Arztgespräche nach Diagnose

Kurz nach meiner Diagnose im März 2007 legte mir mein Hausarzt nahe, dass ich mich mit Sterbehilfe auseinandersetzen sollte. Ich fühlte mich aber zu diesem Zeitpunkt gar nicht todkrank. Ich schaute ihn ungläubig an und er öffnete seinen Zeigefinger und Daumen auf die Größe meines diagnostizierten Tumors und schaute mich mit geweiteten Augen an und sagte: „Sie haben sooo einen großen Tumor im Hals, wir sollten unbedingt über dieses Thema sprechen!“ Er meinte es gut mit mir. Er wollte mir den Weg in die Schweiz ebnen, da es nicht so einfach ist mal in die Schweiz zu fahren und Sterbehilfe in Anspruch zu nehmen.

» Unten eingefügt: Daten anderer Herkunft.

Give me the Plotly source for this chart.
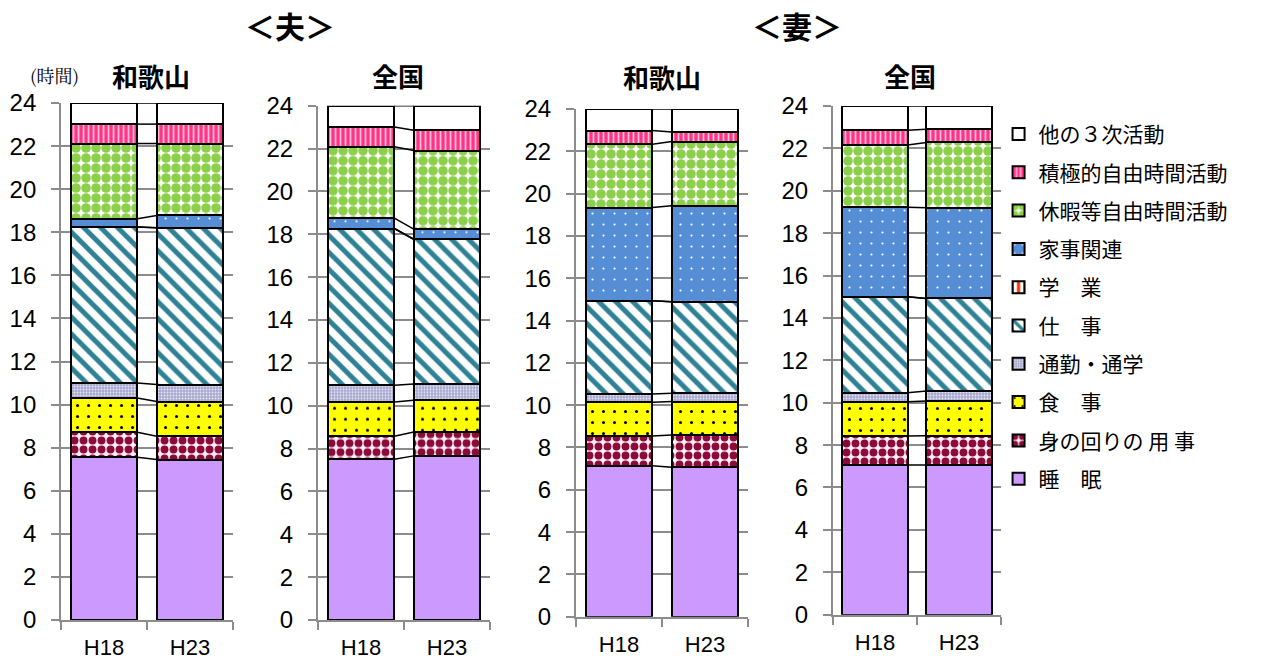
import plotly.graph_objects as go

years = ["H18", "H23"]
panels = ["夫・和歌山", "夫・全国", "妻・和歌山", "妻・全国"]
panel_titles = ["和歌山", "全国", "和歌山", "全国"]
categories = ["睡　眠", "身の回りの 用 事", "食　事", "通勤・通学", "仕　事",
              "学　業", "家事関連", "休暇等自由時間活動", "積極的自由時間活動", "他の３次活動"]

# values per panel: [H18, H23] for each category (hours)
sleep    = [[7.56, 7.45], [7.50, 7.66], [7.14, 7.06], [7.06, 7.06]]
care     = [[1.16, 1.08], [1.08, 1.11], [1.40, 1.53], [1.37, 1.38]]
meals    = [[1.59, 1.61], [1.60, 1.49], [1.60, 1.58], [1.62, 1.64]]
commute  = [[0.69, 0.79], [0.78, 0.75], [0.39, 0.39], [0.42, 0.47]]
work     = [[7.25, 7.28], [7.31, 6.76], [4.41, 4.33], [4.53, 4.37]]
study    = [[0.00, 0.00], [0.00, 0.00], [0.00, 0.00], [0.00, 0.00]]
housework= [[0.38, 0.57], [0.48, 0.47], [4.40, 4.54], [4.22, 4.28]]
leisure  = [[3.49, 3.34], [3.33, 3.67], [2.99, 3.03], [2.94, 3.08]]
active   = [[0.90, 0.90], [0.93, 0.94], [0.65, 0.46], [0.70, 0.62]]
other    = [[0.98, 0.98], [0.99, 1.15], [1.02, 1.08], [1.14, 1.10]]
series = [sleep, care, meals, commute, work, study, housework, leisure, active, other]


def pat(shape, fg, bg, size, solidity):
    return dict(shape=shape, fgcolor=fg, bgcolor=bg, size=size, solidity=solidity,
                fillmode="replace", fgopacity=1)


styles = [
    dict(color="#cc99ff", pattern=dict(shape="")),
    dict(color="#fff0f5", pattern=pat(".", "#8b0a3a", "#fff0f5", 9, 0.6)),
    dict(color="#ffff00", pattern=pat(".", "#000000", "#ffff00", 11, 0.06)),
    dict(color="#b0b0d6", pattern=pat(".", "#e8e8f4", "#a8a8d0", 3, 0.3)),
    dict(color="#ffffff", pattern=pat("\\", "#2f8296", "#ffffff", 12, 0.42)),
    dict(color="#ff3300", pattern=pat("|", "#ffffff", "#ff3300", 8, 0.5)),
    dict(color="#558ed5", pattern=pat(".", "#ffffff", "#558ed5", 11, 0.03)),
    dict(color="#ffffff", pattern=pat(".", "#8ccf4a", "#ffffff", 10, 0.72)),
    dict(color="#ff3385", pattern=pat("|", "#ffc2dc", "#ff3385", 5, 0.35)),
    dict(color="#ffffff", pattern=dict(shape="")),
]

x_domains = [(0.0483, 0.1843), (0.2516, 0.3877), (0.4557, 0.5918), (0.659, 0.7919)]
y_domains = [(0.0634, 0.8444), (0.0634, 0.8403), (0.0684, 0.8353), (0.0715, 0.8399)]
BAR_W = 0.775

fig = go.Figure()
xpos = [0, 1]
n = len(categories)
for p in range(4):
    xa = "x" if p == 0 else f"x{p+1}"
    ya = "y" if p == 0 else f"y{p+1}"
    for i, cat in enumerate(categories):
        st = styles[i]
        fig.add_trace(go.Bar(
            x=xpos, y=series[i][p], name=cat, xaxis=xa, yaxis=ya,
            width=BAR_W, marker=dict(color=st["color"], pattern=st["pattern"],
                                     line=dict(color="black", width=2)),
            legendgroup=cat, legendrank=100 + n - i,
            showlegend=(p == 0), hoverinfo="skip"))
    # connector lines between cumulative boundaries
    cum = [0.0, 0.0]
    for i in range(n):
        cum = [cum[0] + series[i][p][0], cum[1] + series[i][p][1]]
        fig.add_trace(go.Scatter(
            x=[xpos[0] + BAR_W / 2, xpos[1] - BAR_W / 2], y=list(cum),
            mode="lines", line=dict(color="black", width=1.5),
            xaxis=xa, yaxis=ya, showlegend=False, hoverinfo="skip"))

layout = dict(
    barmode="stack", width=1264, height=662, autosize=False,
    paper_bgcolor="white", plot_bgcolor="white",
    margin=dict(l=0, r=0, t=0, b=0, pad=0, autoexpand=False),
    font=dict(family="Liberation Sans, Arial, sans-serif", color="black"),
    legend=dict(x=0.79, y=0.828, xanchor="left", yanchor="top",
                traceorder="grouped", tracegroupgap=8,
                font=dict(size=21, family="Noto Sans CJK JP"),
                itemwidth=30, bgcolor="rgba(0,0,0,0)"),
    showlegend=True,
)
for p in range(4):
    sx = "" if p == 0 else str(p + 1)
    layout["xaxis" + sx] = dict(
        domain=list(x_domains[p]), anchor="y" + sx, range=[-0.5, 1.5],
        tickmode="array", tickvals=[0, 1], ticktext=years, ticks="",
        tickfont=dict(size=22), showline=True, linecolor="#8c8c8c", linewidth=2,
        showgrid=False, zeroline=False, fixedrange=True, ticklabelstandoff=7,
        automargin=False,
        minor=dict(tickmode="array", tickvals=[-0.5, 0.5, 1.5], ticks="outside",
                   ticklen=8, tickcolor="#8c8c8c", tickwidth=2, showgrid=False))
    layout["yaxis" + sx] = dict(
        domain=list(y_domains[p]), anchor="x" + sx, range=[0, 24],
        tickmode="linear", tick0=0, dtick=2, ticks="outside", ticklen=8,
        tickcolor="#8c8c8c", tickwidth=2, tickfont=dict(size=24),
        ticklabelstandoff=10,
        showline=True, linecolor="#8c8c8c", linewidth=2, automargin=False,
        showgrid=True, gridcolor="#8c8c8c", gridwidth=2, zeroline=False,
        fixedrange=True)
fig.update_layout(**layout)

ann = []
ann.append(dict(text="<b>＜夫＞</b>", x=290 / 1264, y=1 - 25 / 662, xref="paper", yref="paper",
                xanchor="center", yanchor="middle",
                showarrow=False, font=dict(size=30, family="Noto Sans CJK JP")))
ann.append(dict(text="<b>＜妻＞</b>", x=797 / 1264, y=1 - 25 / 662, xref="paper", yref="paper",
                xanchor="center", yanchor="middle",
                showarrow=False, font=dict(size=30, family="Noto Sans CJK JP")))
title_x = [151, 398, 662, 910]
title_y = [75, 75, 77, 75]
for p in range(4):
    ann.append(dict(text=f"<b>{panel_titles[p]}</b>", x=title_x[p] / 1264, y=1 - title_y[p] / 662,
                    xref="paper", yref="paper", showarrow=False,
                    xanchor="center", yanchor="middle",
                    font=dict(size=26, family="Noto Sans CJK JP")))
ann.append(dict(text="(時間)", x=54 / 1264, y=1 - 75 / 662, xref="paper", yref="paper",
                xanchor="center", yanchor="middle",
                showarrow=False, font=dict(size=18, family="Noto Serif CJK JP, Noto Sans CJK JP")))
fig.update_layout(annotations=ann)

fig.write_html("out.html")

Da meine folgende Behandlung sehr erfolgreich und anstrengend war, nahmen wir uns keine Zeit mehr, uns damit intensiver zu beschäftigen.

Im Krankenhaus hatte ich noch einige weitere Gespräche mit den mich behandelnden Ärzten, welche mir unbedingt zu der schwerwiegenden Operation geraten hatten. Alle erklärten mir dass es ohne Operation keine Überlebenschance für mich geben würde. Es fiel mir sehr schwer, mich mit dem Gedanken an eine Operation anzufreunden da ich mich bereits darüber informiert hatte, dass nach diesem Eingriff mein Leben nicht mehr dasselbe sein würde.

Diese Gespräche waren sehr wertvoll, weil die Möglichkeiten im Mittelpunkt standen, welche ich noch hatte. Am meisten ermutigte mich mein Führungsarzt Dr. A., welcher mir (bei optimaler Behandlung) eine 80 %ige – zumindest aber 40-50 %ige Überlebenschance einräumte. Ich denke, er hatte wohl alle mich begünstigenden Umstände eingerechnet und so eine neue „persönliche Überlebensstatistik“ für mich erstellt, welche sicher jenseits der üblichen Prognosen lag, mir aber psychologisch sehr geholfen hatte.

Mein besonderer Dank gilt hier nochmals meinem mich hauptsächlich betreuenden Onkologen Dr. A, meinem Chirurgen Dr. Z., Dr. F., Dr. W. und Dr. St.!

Ich vergesse auch nie den Arzt, welcher bei meiner Magenspiegelung den Krebs diagnostizierte. Immer, wenn er mir während meiner Therapie im Krankenhaus begegnete, wich er mir aus und vermied es, mich anzuschauen. Er tat so, als ob er mich nicht mehr kannte, obwohl er nach der Diagnose noch ein Gespräch mit mir und meinem Vater hatte und meinen Vater darauf hinwies, dass er mit meinem Tod in absehbarer Zeit rechnen müsse. Es war das erste Mal, dass ich meinen Vater mit Tränen in den Augen sah. Daran erkannte ich, dass es eine ganz andere Qualität hat über den Tod zu reden als ihm direkt ins Auge zu schauen – sogar für einen Arzt!